:: SET PROBLEM ::
Reproduce, character for character, the lines below from the first through the one with "(e-b) at (889.3,363.3);". Leave pictures out.

:: COLLECTED MATERIAL ::
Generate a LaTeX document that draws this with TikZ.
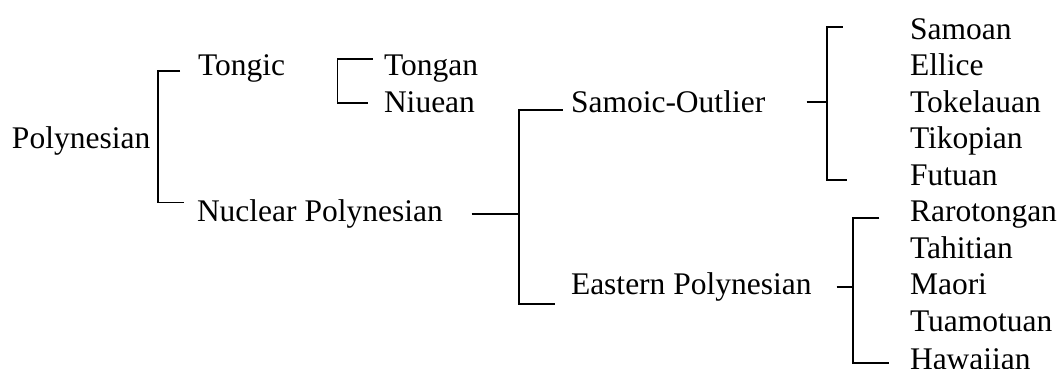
\documentclass[tikz,border=0pt]{standalone}
\usepackage{fontspec}
\newfontfamily\treefont{Liberation Serif}
\begin{document}
\begin{tikzpicture}[x=1pt,y=-1pt,
  lbl/.style={anchor=base west, inner sep=0pt, outer sep=0pt,
              font=\treefont\fontsize{31.5}{36}\selectfont},
  brk/.style={line width=1.8pt, line join=miter}]
\useasboundingbox (0,0) rectangle (1064,368);

% labels, set on a grid of rows about 36.5 apart
\node[lbl] (poly)    at (12,148.8)  {Polynesian};
\node[lbl] (tongic)  at (198,75.8)  {Tongic};
\node[lbl] (nuclear) at (197,221.8) {Nuclear Polynesian};
\node[lbl] (tongan)  at (384,75.8)  {Tongan};
\node[lbl] (niuean)  at (384,112.3) {Niuean};
\node[lbl] (samoic)  at (571,112.3) {Samoic-Outlier};
\node[lbl] (eastern) at (571,294.8) {Eastern Polynesian};
\node[lbl] (samoan)  at (910,39.3)  {Samoan};
\node[lbl] (ellice)  at (910,75.8)  {Ellice};
\node[lbl] (tokel)   at (910,112.3) {Tokelauan};
\node[lbl] (tikop)   at (910,148.8) {Tikopian};
\node[lbl] (futuan)  at (910,185.3) {Futuan};
\node[lbl] (raro)    at (910,221.8) {Rarotongan};
\node[lbl] (tahit)   at (910,258.3) {Tahitian};
\node[lbl] (maori)   at (910,294.8) {Maori};
\node[lbl] (tuamo)   at (910,331.3) {Tuamotuan};
\node[lbl] (hawai)   at (910,369.5) {Hawaiian};

% bracket corners and tick ends
\coordinate (p-top) at (158.3,71);    \coordinate (p-a) at (180,71);
\coordinate (p-bot) at (158.3,202.5); \coordinate (p-b) at (184,202.5);

\coordinate (t-top) at (337.5,59.3);  \coordinate (t-a) at (372.7,59.3);
\coordinate (t-bot) at (337.5,102.7); \coordinate (t-b) at (368,102.7);

\coordinate (n-in)  at (471.7,214.3); \coordinate (n-mid) at (519,214.3);
\coordinate (n-top) at (519,110);     \coordinate (n-a) at (562.7,110);
\coordinate (n-bot) at (519,304.3);   \coordinate (n-b) at (555,304.3);

\coordinate (s-in)  at (806.7,101.7); \coordinate (s-mid) at (827.3,101.7);
\coordinate (s-top) at (827.3,26.7);  \coordinate (s-a) at (842.7,26.7);
\coordinate (s-bot) at (827.3,180);   \coordinate (s-b) at (846.7,180);

\coordinate (e-in)  at (836.7,286.7); \coordinate (e-mid) at (853.3,286.7);
\coordinate (e-top) at (853.3,218.3); \coordinate (e-a) at (879.3,218.3);
\coordinate (e-bot) at (853.3,363.3); \coordinate (e-b) at (889.3,363.3);

% brackets
\draw[brk] (p-a) -- (p-top) -- (p-bot) -- (p-b);
\draw[brk] (t-a) -- (t-top) -- (t-bot) -- (t-b);
\draw[brk] (n-a) -- (n-top) -- (n-bot) -- (n-b);
\draw[brk] (n-in) -- (n-mid);
\draw[brk] (s-a) -- (s-top) -- (s-bot) -- (s-b);
\draw[brk] (s-in) -- (s-mid);
\draw[brk] (e-a) -- (e-top) -- (e-bot) -- (e-b);
\draw[brk] (e-in) -- (e-mid);
\end{tikzpicture}
\end{document}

:: COMPLETED TASK ::
Generate a LaTeX document that draws this with TikZ.
\documentclass[tikz,border=0pt]{standalone}
\usepackage{fontspec}
\newfontfamily\treefont{Liberation Serif}
\begin{document}
\begin{tikzpicture}[x=1pt,y=-1pt,
  lbl/.style={anchor=base west, inner sep=0pt, outer sep=0pt,
              font=\treefont\fontsize{31.5}{36}\selectfont},
  brk/.style={line width=1.8pt, line join=miter}]
\useasboundingbox (0,0) rectangle (1064,368);

% labels, set on a grid of rows about 36.5 apart
\node[lbl] (poly)    at (12,148.8)  {Polynesian};
\node[lbl] (tongic)  at (198,75.8)  {Tongic};
\node[lbl] (nuclear) at (197,221.8) {Nuclear Polynesian};
\node[lbl] (tongan)  at (384,75.8)  {Tongan};
\node[lbl] (niuean)  at (384,112.3) {Niuean};
\node[lbl] (samoic)  at (571,112.3) {Samoic-Outlier};
\node[lbl] (eastern) at (571,294.8) {Eastern Polynesian};
\node[lbl] (samoan)  at (910,39.3)  {Samoan};
\node[lbl] (ellice)  at (910,75.8)  {Ellice};
\node[lbl] (tokel)   at (910,112.3) {Tokelauan};
\node[lbl] (tikop)   at (910,148.8) {Tikopian};
\node[lbl] (futuan)  at (910,185.3) {Futuan};
\node[lbl] (raro)    at (910,221.8) {Rarotongan};
\node[lbl] (tahit)   at (910,258.3) {Tahitian};
\node[lbl] (maori)   at (910,294.8) {Maori};
\node[lbl] (tuamo)   at (910,331.3) {Tuamotuan};
\node[lbl] (hawai)   at (910,369.5) {Hawaiian};

% bracket corners and tick ends
\coordinate (p-top) at (158.3,71);    \coordinate (p-a) at (180,71);
\coordinate (p-bot) at (158.3,202.5); \coordinate (p-b) at (184,202.5);

\coordinate (t-top) at (337.5,59.3);  \coordinate (t-a) at (372.7,59.3);
\coordinate (t-bot) at (337.5,102.7); \coordinate (t-b) at (368,102.7);

\coordinate (n-in)  at (471.7,214.3); \coordinate (n-mid) at (519,214.3);
\coordinate (n-top) at (519,110);     \coordinate (n-a) at (562.7,110);
\coordinate (n-bot) at (519,304.3);   \coordinate (n-b) at (555,304.3);

\coordinate (s-in)  at (806.7,101.7); \coordinate (s-mid) at (827.3,101.7);
\coordinate (s-top) at (827.3,26.7);  \coordinate (s-a) at (842.7,26.7);
\coordinate (s-bot) at (827.3,180);   \coordinate (s-b) at (846.7,180);

\coordinate (e-in)  at (836.7,286.7); \coordinate (e-mid) at (853.3,286.7);
\coordinate (e-top) at (853.3,218.3); \coordinate (e-a) at (879.3,218.3);
\coordinate (e-bot) at (853.3,363.3); \coordinate (e-b) at (889.3,363.3);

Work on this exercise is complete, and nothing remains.